In Israel, government officials have also condemned the objectors, portraying them as fanatics going against the rule of the majority. Two reservists have been jailed for their protest, according to Freedman. 

Israeli policy dictates that nearly all citizens serve in their military when they turn 18. Women generally serve until age 20, and men until age 21 — and in the reserves until age 45. 

In 1996, Sorec explained that his opposition to Israeli military policy was born. Though, it wasn’t until January of this year that he made his sentiment public.  

“We came to the conclusion that if we keep our objection silent and quiet we will never be able to change the political situation,’’ he said. 

And according to Freedman, Israeli civilians are now wanting to see the situation resolved. She said Prime Minister Sharon’s approval rating had dropped from 57 percent in December to 35 percent in March because of the recent military campaign. 

“Israeli has never known such a right-wing government,” Freedman said. She feared that continued Israeli force in the occupied territories would prompt a backlash by the Arab world and launch the entire region into war. 

She praised the activism of Sorec as a means of helping temper the conflict. 

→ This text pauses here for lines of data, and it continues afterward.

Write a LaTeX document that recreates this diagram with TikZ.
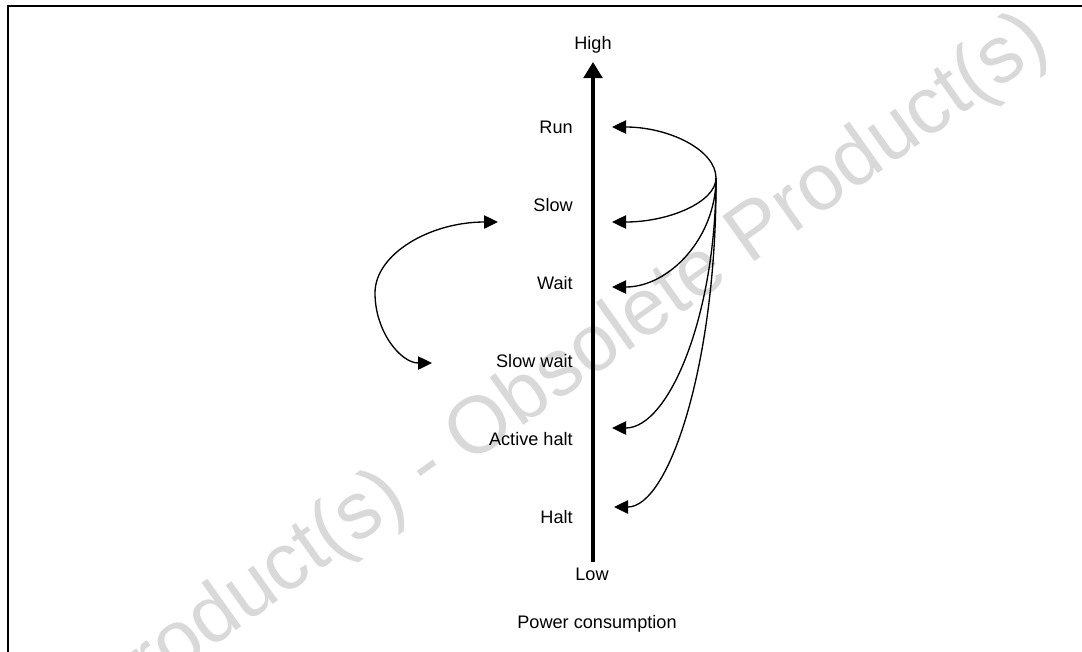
\documentclass[tikz,border=0pt]{standalone}
\usepackage{fontspec}
\setmainfont{Liberation Sans}
\usetikzlibrary{arrows.meta}
\begin{document}
\begin{tikzpicture}[x=0.75pt,y=-0.75pt,
  lbl/.style={font=\fontsize{13.6pt}{16pt}\selectfont, inner sep=0pt},
  watermark/.style={font=\fontsize{60.4pt}{70pt}\selectfont, text=black!15, inner sep=0pt},
  conn/.style={line width=1pt, -{Triangle[length=10.5pt,width=10pt]}},
  dconn/.style={line width=1pt, {Triangle[length=10.5pt,width=10pt]}-{Triangle[length=10.5pt,width=10pt]}},
  axis/.style={line width=2.3pt, -{Triangle[length=12pt,width=14pt]}},
  frame/.style={line width=1.7pt}]
\useasboundingbox (0,0) rectangle (1082,651);
% watermark
\node[watermark, rotate=35.4] (wm) at (568,369) {Product(s) - Obsolete Product(s)};
% frame
\draw[frame] (8,700) -- (8,6) -- (1120,6);
% axis
\coordinate (axbot) at (593,562);
\coordinate (axtop) at (593,62);
\draw[axis] (axbot) -- (axtop);
\node[lbl, anchor=base] (high) at (593,49) {High};
\node[lbl, anchor=base] (low) at (592,580) {Low};
\node[lbl, anchor=base] (power) at (597,628) {Power consumption};
% state labels
\node[lbl, anchor=base east] (run) at (573,133) {Run};
\node[lbl, anchor=base east] (slow) at (573,211) {Slow};
\node[lbl, anchor=base east] (wait) at (573,289) {Wait};
\node[lbl, anchor=base east] (slowwait) at (573,367) {Slow wait};
\node[lbl, anchor=base east] (active) at (573,445) {Active halt};
\node[lbl, anchor=base east] (halt) at (573,523) {Halt};
% transitions from the right
\coordinate (src) at (716,178);
\coordinate (trun) at (612,127);
\coordinate (tslow) at (612,222);
\coordinate (twait) at (612,287);
\coordinate (tactive) at (612,428);
\coordinate (thalt) at (614,507);
\draw[conn] (src) .. controls (716,150) and (669,127) .. (trun);
\draw[conn] (src) .. controls (716,202) and (669,222) .. (tslow);
\draw[conn] (src) .. controls (716,238) and (669,287) .. (twait);
\draw[conn] (src) .. controls (716,315) and (669,428) .. (tactive);
\draw[conn] (src) .. controls (717,359) and (670,507) .. (thalt);
% slow <-> slow wait
\coordinate (lslow) at (498,222);
\coordinate (lmid) at (375,293);
\coordinate (lslowwait) at (432,363);
\draw[dconn] (lslow) .. controls (430,222) and (375,254) .. (lmid)
  .. controls (375,332) and (401,363) .. (lslowwait);
\end{tikzpicture}
\end{document}
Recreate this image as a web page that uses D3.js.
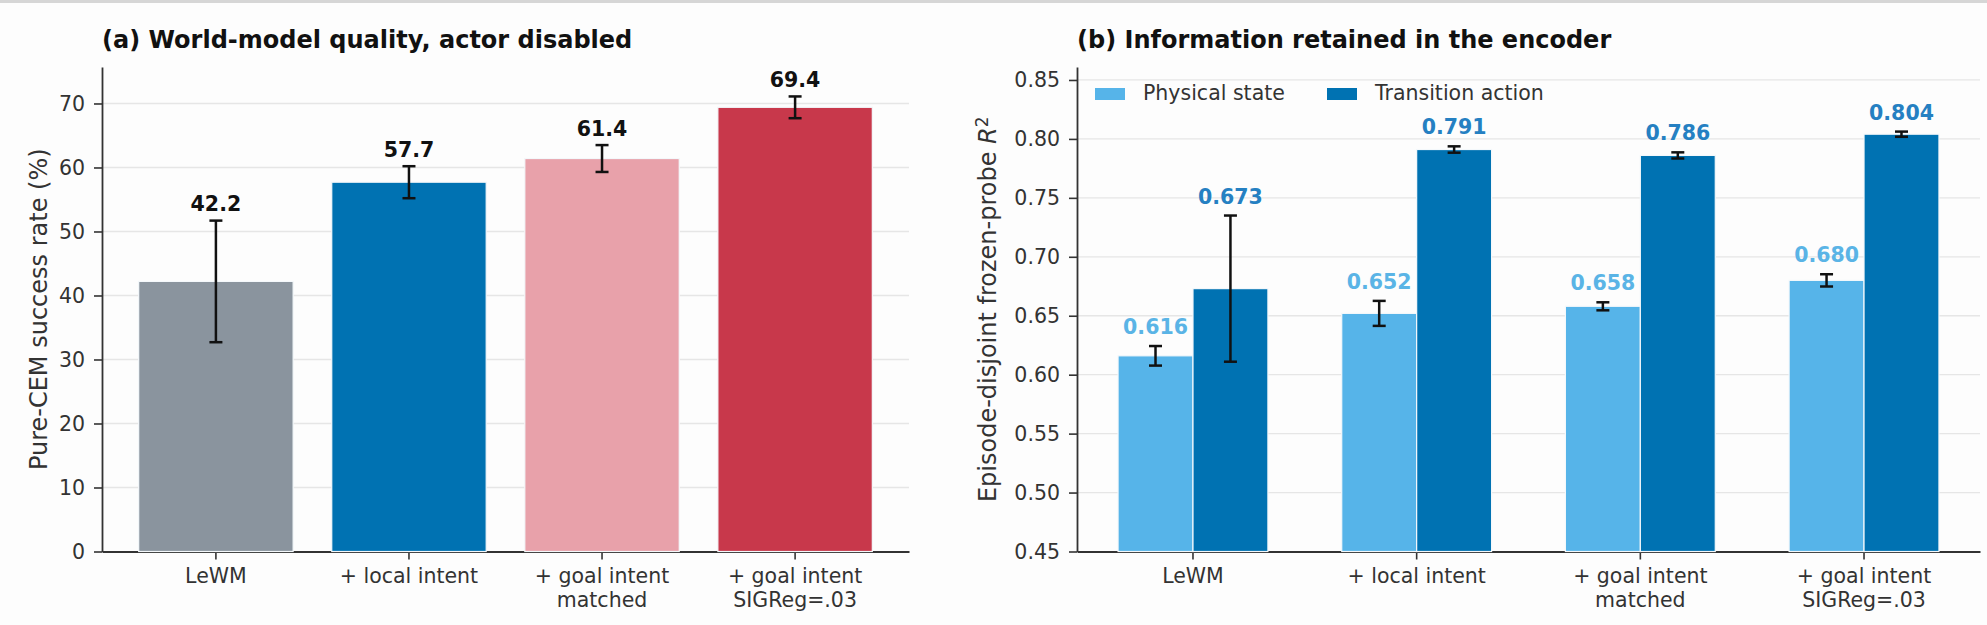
<!DOCTYPE html>
<html lang="en">
<meta charset="utf-8">
<title>World-model quality and encoder probes</title>
<head>
<style>
  body { margin: 0; background: #fdfdfd; }
  text { font-family: "DejaVu Sans", sans-serif; }
</style>
</head>
<body>
  <script src="https://d3js.org/d3.v7.min.js"></script>

  <div id="chart"></div>

  <script>

    // categories shared by both panels
    var categories = ["LeWM", "+ local intent", "+ goal intent\nmatched", "+ goal intent\nSIGReg=.03"];

    // panel (a): pure-CEM success rate (%)
    var successRate = [42.2, 57.7, 61.4, 69.4];
    var successErr = [9.5, 2.5, 2.1, 1.7];
    var barColorsA = ["#8a949e", "#0072b2", "#e8a1aa", "#c8384b"];
    var yTicksA = [0, 10, 20, 30, 40, 50, 60, 70];

    // panel (b): frozen-probe R^2
    var seriesNames = ["Physical state", "Transition action"];
    var physicalR2 = [0.616, 0.652, 0.658, 0.680];
    var physicalErr = [0.0083, 0.0106, 0.0034, 0.0052];
    var transitionR2 = [0.673, 0.791, 0.786, 0.804];
    var transitionErr = [0.062, 0.0027, 0.0026, 0.0022];
    var seriesColors = ["#56b4e9", "#0072b2"];
    var labelColors = ["#5ab4e6", "#2580c2"];
    var yTicksB = [0.45, 0.50, 0.55, 0.60, 0.65, 0.70, 0.75, 0.80, 0.85];

    var W = 1987, H = 625;
    var plotTop = 67, plotBottom = 551.5;
    var axisColor = "#333333";

    var svg = d3.select("#chart")
      .append("svg")
      .attr("width", W)
      .attr("height", H);

    svg.append("rect").attr("width", W).attr("height", H).attr("fill", "#fdfdfd");
    svg.append("rect").attr("width", W).attr("height", 3).attr("fill", "#d6d6d6");

    // split "a\nb" tick labels into tspans
    function wrapLines(sel) {
      sel.selectAll(".tick text").each(function () {
        var t = d3.select(this);
        var lines = t.text().split("\n");
        t.text(null);
        lines.forEach(function (l, i) {
          t.append("tspan").attr("x", 0).attr("dy", i === 0 ? "0.71em" : "1.17em").text(l);
        });
      });
    }

    function styleAxis(g) {
      g.select(".domain").attr("stroke", axisColor).attr("stroke-width", 1.8);
      g.selectAll(".tick line").attr("stroke", axisColor).attr("stroke-width", 1.6);
      g.selectAll(".tick text")
        .attr("fill", "#333")
        .style("font-size", "20.5px")
        .style("font-family", "DejaVu Sans");
    }

    function drawFrame(left, right, y, ticks, fmt, title) {
      // grid
      svg.append("g")
        .selectAll("line")
        .data(ticks.slice(1))
        .join("line")
        .attr("x1", left).attr("x2", right)
        .attr("y1", d => y(d)).attr("y2", d => y(d))
        .attr("stroke", "#e6e6e6")
        .attr("stroke-width", 1.3);

      // y axis
      var gy = svg.append("g")
        .attr("transform", "translate(" + left + ",0)")
        .call(d3.axisLeft(y).tickValues(ticks).tickFormat(fmt).tickSize(8).tickSizeOuter(0).tickPadding(9));
      styleAxis(gy);

      // title
      svg.append("text")
        .attr("x", left)
        .attr("y", 48)
        .attr("fill", "#111")
        .style("font-size", "24px")
        .style("font-weight", "bold")
        .text(title);
    }

    function errorBars(data, errs, cx, y, labelFill, labelFmt, offset) {
      var g = svg.append("g");
      data.forEach(function (v, i) {
        var x = cx(i);
        g.append("line")
          .attr("x1", x).attr("x2", x)
          .attr("y1", y(v - errs[i])).attr("y2", y(v + errs[i]))
          .attr("stroke", "#111").attr("stroke-width", 2.5);
        [v - errs[i], v + errs[i]].forEach(function (e) {
          g.append("line")
            .attr("x1", x - 6.5).attr("x2", x + 6.5)
            .attr("y1", y(e)).attr("y2", y(e))
            .attr("stroke", "#111").attr("stroke-width", 2.5);
        });
        g.append("text")
          .attr("x", x)
          .attr("y", y(v + errs[i]) - offset)
          .attr("text-anchor", "middle")
          .attr("fill", labelFill)
          .style("font-size", "20.5px")
          .style("font-weight", "bold")
          .text(labelFmt(v));
      });
    }

    // ---------- panel (a) ----------
    var leftA = 102, rightA = 909;
    var xA = d3.scaleBand()
      .domain(categories)
      .range([leftA, rightA])
      .paddingInner(0.2)
      .paddingOuter(0.19);
    var yA = d3.scaleLinear().domain([0, 75.7]).range([plotBottom, plotTop]);

    drawFrame(leftA, rightA, yA, yTicksA, d3.format("d"), "(a) World-model quality, actor disabled");

    var gxA = svg.append("g")
      .attr("transform", "translate(0," + plotBottom + ")")
      .call(d3.axisBottom(xA).tickSize(8).tickSizeOuter(0).tickPadding(9));
    styleAxis(gxA);
    wrapLines(gxA);

    svg.append("text")
      .attr("transform", "translate(47," + (plotTop + plotBottom) / 2 + ") rotate(-90)")
      .attr("text-anchor", "middle")
      .attr("fill", "#333")
      .style("font-size", "24px")
      .text("Pure-CEM success rate (%)");

    svg.append("g")
      .selectAll("rect")
      .data(successRate)
      .join("rect")
      .attr("x", (d, i) => xA(categories[i]))
      .attr("width", xA.bandwidth())
      .attr("y", d => yA(d))
      .attr("height", d => yA(0) - yA(d))
      .attr("fill", (d, i) => barColorsA[i])
      .attr("stroke", "#f4f8fb")
      .attr("stroke-width", 1.2);

    errorBars(successRate, successErr, i => xA(categories[i]) + xA.bandwidth() / 2, yA, "#111", d3.format(".1f"), 9.5);

    // ---------- panel (b) ----------
    var leftB = 1077, rightB = 1980;
    var x0 = d3.scaleBand()
      .domain(categories)
      .range([leftB, rightB])
      .paddingInner(0.33)
      .paddingOuter(0.1835);
    var x1 = d3.scaleBand().domain(seriesNames).range([0, x0.bandwidth()]);
    var yB = d3.scaleLinear().domain([0.45, 0.861]).range([plotBottom, plotTop]);

    drawFrame(leftB, rightB, yB, yTicksB, d3.format(".2f"), "(b) Information retained in the encoder");

    var gxB = svg.append("g")
      .attr("transform", "translate(0," + plotBottom + ")")
      .call(d3.axisBottom(x0).tickSize(8).tickSizeOuter(0).tickPadding(9));
    styleAxis(gxB);
    wrapLines(gxB);

    var ylabB = svg.append("text")
      .attr("transform", "translate(996," + (plotTop + plotBottom) / 2 + ") rotate(-90)")
      .attr("text-anchor", "middle")
      .attr("fill", "#333")
      .style("font-size", "24px");
    ylabB.append("tspan").text("Episode-disjoint frozen-probe ");
    ylabB.append("tspan").style("font-style", "italic").text("R");
    ylabB.append("tspan").attr("dy", "-0.5em").style("font-size", "17px").text("2");

    var seriesVals = [physicalR2, transitionR2];
    var seriesErrs = [physicalErr, transitionErr];

    seriesNames.forEach(function (s, k) {
      svg.append("g")
        .selectAll("rect")
        .data(seriesVals[k])
        .join("rect")
        .attr("x", (d, i) => x0(categories[i]) + x1(s))
        .attr("width", x1.bandwidth())
        .attr("y", d => yB(d))
        .attr("height", d => yB(0.45) - yB(d))
        .attr("fill", seriesColors[k])
        .attr("stroke", "#f4f8fb")
        .attr("stroke-width", 1.2);
    });

    seriesNames.forEach(function (s, k) {
      errorBars(seriesVals[k], seriesErrs[k],
        i => x0(categories[i]) + x1(s) + x1.bandwidth() / 2,
        yB, labelColors[k], d3.format(".3f"), 12);
    });

    // legend
    var legendX = [leftB + 18, leftB + 250];
    seriesNames.forEach(function (s, k) {
      svg.append("rect")
        .attr("x", legendX[k]).attr("y", 88)
        .attr("width", 30).attr("height", 12)
        .attr("fill", seriesColors[k]);
      svg.append("text")
        .attr("x", legendX[k] + 48).attr("y", 100)
        .attr("fill", "#333")
        .style("font-size", "20.5px")
        .text(s);
    });

  </script>
</body>
</html>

Most Berkeley residents, including audience member Myrna Sokolinsky, showed support for Sorec as well. 

“I admire him and the other conscientious objectors who are making a sacrifice and risking going to jail,” Sokolinsky said. “They understand the oppression of the Palestinians.” 

“I’m sympathetic to people trying to get a fair peace... The only real solution is for Israel to pull out of the West Bank and Gaza Strip and stop harassing and killing Palestinians,” said Charlie Shain, a Berkeleyan. Sunday’s event was sponsored by Bay Area Women in Black, a group of Jewish feminists and supporters.